• RECORDS PROVIDED:
━━━━━━━━━━━━━━━━━━━━

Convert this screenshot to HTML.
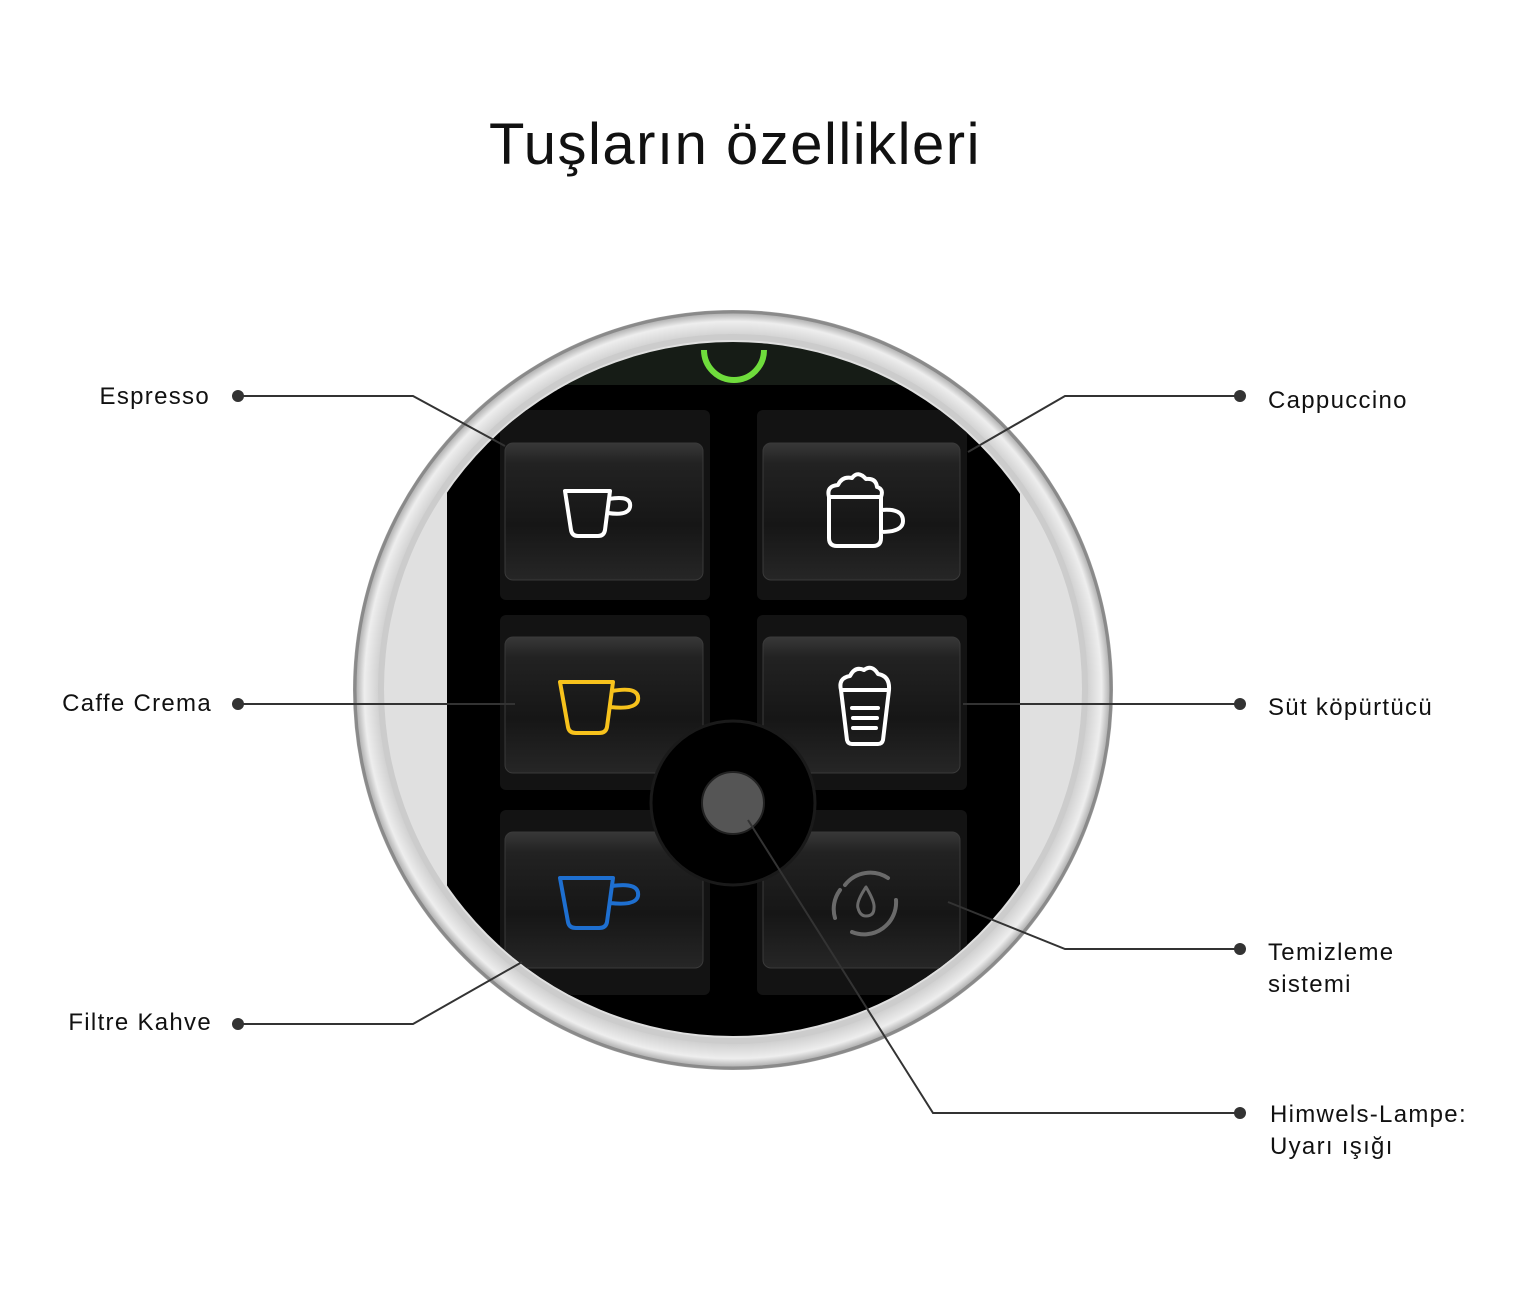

━━━━━━━━━━━━━━━━━━━━

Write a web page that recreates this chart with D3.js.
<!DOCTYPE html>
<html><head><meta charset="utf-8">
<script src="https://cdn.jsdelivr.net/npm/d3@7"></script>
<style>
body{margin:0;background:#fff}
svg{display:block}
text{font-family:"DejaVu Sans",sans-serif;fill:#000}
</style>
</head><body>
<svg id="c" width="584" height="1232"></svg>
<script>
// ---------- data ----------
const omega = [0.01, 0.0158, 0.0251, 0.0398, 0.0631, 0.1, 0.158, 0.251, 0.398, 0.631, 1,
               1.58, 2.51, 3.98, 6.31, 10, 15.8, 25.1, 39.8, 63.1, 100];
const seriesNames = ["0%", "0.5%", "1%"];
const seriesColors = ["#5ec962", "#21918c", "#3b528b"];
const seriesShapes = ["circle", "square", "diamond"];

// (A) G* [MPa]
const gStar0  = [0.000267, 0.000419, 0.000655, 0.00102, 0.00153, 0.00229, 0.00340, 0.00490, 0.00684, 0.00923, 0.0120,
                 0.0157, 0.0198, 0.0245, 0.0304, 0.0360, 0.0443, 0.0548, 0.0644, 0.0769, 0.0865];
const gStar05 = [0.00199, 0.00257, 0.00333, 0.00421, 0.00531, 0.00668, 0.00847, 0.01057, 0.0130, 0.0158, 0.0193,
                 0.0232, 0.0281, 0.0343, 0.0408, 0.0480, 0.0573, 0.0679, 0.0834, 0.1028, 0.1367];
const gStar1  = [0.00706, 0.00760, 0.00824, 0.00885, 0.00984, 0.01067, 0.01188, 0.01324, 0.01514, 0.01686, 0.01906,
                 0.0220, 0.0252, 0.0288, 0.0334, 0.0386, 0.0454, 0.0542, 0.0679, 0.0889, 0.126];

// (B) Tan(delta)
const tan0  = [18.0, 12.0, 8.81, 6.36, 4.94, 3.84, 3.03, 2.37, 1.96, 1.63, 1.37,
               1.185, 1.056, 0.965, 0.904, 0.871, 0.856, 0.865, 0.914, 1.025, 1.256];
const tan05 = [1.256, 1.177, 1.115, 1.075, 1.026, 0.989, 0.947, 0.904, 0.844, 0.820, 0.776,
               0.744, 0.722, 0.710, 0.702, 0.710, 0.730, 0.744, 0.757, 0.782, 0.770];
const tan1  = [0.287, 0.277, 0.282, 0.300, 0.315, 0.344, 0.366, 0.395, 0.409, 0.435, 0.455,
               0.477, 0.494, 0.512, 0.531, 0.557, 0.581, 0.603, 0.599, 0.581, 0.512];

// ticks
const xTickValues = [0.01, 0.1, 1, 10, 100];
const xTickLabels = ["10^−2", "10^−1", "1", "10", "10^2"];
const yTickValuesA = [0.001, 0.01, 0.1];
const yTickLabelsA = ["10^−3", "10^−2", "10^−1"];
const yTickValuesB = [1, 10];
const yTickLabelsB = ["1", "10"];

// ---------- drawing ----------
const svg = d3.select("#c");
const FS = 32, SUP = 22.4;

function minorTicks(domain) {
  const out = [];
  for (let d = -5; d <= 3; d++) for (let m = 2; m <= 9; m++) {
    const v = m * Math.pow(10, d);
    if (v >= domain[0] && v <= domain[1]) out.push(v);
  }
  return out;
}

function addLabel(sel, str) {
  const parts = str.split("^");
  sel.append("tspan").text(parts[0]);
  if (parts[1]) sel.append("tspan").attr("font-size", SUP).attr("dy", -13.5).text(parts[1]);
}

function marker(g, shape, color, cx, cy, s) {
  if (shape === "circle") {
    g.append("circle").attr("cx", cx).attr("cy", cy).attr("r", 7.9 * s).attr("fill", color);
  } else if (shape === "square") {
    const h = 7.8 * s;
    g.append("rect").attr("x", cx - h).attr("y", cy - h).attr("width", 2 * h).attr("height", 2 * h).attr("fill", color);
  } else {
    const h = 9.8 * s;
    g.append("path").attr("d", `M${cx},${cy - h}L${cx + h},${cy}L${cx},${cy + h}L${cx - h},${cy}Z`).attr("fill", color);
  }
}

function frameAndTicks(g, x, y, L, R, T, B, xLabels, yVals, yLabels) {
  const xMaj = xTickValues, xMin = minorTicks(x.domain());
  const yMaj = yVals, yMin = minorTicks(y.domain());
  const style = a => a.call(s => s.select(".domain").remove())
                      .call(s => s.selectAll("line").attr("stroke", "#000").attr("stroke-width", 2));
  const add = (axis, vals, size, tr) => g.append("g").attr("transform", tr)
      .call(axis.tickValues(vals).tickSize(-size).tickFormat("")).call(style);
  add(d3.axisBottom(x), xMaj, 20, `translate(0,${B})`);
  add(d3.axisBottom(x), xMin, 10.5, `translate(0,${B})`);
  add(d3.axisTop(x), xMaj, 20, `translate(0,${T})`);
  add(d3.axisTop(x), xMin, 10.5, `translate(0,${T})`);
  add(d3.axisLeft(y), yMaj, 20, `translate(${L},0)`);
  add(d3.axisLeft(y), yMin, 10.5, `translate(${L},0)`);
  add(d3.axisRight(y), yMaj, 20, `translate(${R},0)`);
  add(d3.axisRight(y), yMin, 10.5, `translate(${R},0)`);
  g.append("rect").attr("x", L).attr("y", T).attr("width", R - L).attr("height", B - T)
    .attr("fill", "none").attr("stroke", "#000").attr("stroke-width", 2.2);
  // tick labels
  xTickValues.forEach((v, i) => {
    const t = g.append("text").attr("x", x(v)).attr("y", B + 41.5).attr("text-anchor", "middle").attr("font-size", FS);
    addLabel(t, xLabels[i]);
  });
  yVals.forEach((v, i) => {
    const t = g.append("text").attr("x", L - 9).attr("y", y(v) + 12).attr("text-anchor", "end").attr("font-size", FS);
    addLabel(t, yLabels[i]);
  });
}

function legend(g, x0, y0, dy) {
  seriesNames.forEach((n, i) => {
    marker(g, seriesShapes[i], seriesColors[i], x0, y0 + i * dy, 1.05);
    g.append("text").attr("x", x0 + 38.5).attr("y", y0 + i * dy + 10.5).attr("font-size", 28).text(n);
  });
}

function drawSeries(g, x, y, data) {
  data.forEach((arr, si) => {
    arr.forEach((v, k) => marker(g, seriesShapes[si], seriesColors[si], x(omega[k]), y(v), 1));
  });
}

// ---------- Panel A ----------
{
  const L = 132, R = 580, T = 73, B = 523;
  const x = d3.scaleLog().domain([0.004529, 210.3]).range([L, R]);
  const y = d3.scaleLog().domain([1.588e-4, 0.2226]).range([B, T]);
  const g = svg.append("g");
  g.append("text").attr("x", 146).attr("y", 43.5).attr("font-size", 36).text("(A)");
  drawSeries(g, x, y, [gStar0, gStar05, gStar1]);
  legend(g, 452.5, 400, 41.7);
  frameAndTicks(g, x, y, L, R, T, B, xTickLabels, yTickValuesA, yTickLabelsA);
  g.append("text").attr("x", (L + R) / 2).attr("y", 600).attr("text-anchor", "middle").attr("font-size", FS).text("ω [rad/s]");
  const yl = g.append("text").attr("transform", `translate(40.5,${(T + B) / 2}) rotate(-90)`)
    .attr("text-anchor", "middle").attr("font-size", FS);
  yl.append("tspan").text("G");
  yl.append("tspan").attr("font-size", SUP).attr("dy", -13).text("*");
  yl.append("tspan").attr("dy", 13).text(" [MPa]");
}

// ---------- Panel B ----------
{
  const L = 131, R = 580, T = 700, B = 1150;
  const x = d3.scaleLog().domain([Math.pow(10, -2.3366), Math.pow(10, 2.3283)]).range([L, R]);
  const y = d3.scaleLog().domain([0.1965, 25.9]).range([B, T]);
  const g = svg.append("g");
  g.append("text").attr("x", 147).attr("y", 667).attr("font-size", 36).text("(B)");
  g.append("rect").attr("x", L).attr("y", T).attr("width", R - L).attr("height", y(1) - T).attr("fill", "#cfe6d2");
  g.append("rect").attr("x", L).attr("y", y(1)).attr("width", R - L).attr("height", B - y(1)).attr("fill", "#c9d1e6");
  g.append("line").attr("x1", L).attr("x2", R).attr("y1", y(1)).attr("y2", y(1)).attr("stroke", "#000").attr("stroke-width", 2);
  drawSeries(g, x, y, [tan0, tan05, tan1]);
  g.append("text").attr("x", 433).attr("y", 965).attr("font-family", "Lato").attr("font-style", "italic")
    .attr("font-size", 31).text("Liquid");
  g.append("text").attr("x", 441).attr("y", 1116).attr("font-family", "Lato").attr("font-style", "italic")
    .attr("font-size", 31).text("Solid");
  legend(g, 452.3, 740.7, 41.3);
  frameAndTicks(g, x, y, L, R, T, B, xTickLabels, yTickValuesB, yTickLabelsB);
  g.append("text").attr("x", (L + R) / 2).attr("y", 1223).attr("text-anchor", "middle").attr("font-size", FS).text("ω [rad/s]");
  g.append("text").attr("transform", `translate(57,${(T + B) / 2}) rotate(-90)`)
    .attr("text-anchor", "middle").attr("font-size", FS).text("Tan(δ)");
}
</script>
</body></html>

━━━━━━━━━━━━━━━━━━━━

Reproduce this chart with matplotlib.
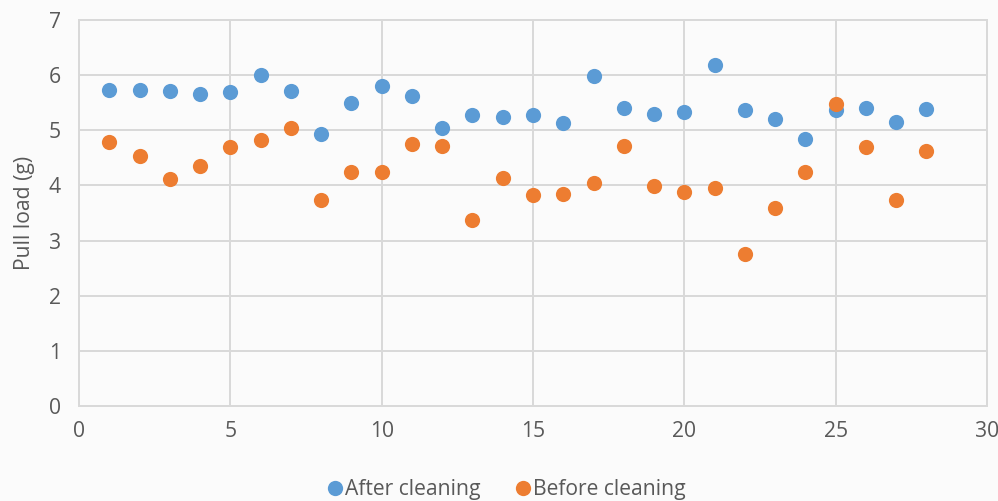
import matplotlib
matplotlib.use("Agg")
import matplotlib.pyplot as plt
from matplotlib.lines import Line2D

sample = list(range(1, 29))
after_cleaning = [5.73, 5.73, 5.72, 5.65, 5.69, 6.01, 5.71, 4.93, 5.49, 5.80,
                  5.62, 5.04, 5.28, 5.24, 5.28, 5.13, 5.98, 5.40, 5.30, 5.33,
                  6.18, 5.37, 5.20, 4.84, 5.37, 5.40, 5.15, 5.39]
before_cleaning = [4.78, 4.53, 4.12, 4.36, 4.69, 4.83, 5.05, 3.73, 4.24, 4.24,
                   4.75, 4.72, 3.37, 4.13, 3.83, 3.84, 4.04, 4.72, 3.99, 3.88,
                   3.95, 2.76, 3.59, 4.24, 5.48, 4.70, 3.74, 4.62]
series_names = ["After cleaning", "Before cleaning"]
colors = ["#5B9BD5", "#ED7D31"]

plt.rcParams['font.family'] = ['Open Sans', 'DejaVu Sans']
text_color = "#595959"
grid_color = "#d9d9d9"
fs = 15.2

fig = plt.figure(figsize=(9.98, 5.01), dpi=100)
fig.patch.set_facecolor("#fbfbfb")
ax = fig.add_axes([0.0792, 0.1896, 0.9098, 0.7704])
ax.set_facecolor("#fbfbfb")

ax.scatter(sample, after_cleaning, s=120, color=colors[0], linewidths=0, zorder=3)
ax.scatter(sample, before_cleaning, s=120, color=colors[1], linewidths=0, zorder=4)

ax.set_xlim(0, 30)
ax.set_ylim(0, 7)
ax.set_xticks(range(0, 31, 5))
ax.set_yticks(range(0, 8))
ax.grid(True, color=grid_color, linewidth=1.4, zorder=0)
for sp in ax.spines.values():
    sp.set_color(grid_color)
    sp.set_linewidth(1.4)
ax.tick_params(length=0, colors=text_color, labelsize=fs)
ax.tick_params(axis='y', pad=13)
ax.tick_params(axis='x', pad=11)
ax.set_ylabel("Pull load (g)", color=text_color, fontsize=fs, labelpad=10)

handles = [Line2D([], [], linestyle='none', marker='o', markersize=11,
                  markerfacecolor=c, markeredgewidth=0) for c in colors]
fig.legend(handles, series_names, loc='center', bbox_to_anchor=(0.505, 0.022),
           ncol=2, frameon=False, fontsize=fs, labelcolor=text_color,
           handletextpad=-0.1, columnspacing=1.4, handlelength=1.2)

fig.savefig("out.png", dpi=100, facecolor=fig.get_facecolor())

━━━━━━━━━━━━━━━━━━━━

• WHAT YOU ARE ASKED TO DO: Transcribe, exactly as written, the lines starting at the one with "Reproduce this chart with matplotlib." and ending at the one with "from matplotlib.lines import Line2D", and nothing more. Pictures are not part of the copy.

• TASK ANSWER:
Reproduce this chart with matplotlib.
import matplotlib
matplotlib.use("Agg")
import matplotlib.pyplot as plt
from matplotlib.lines import Line2D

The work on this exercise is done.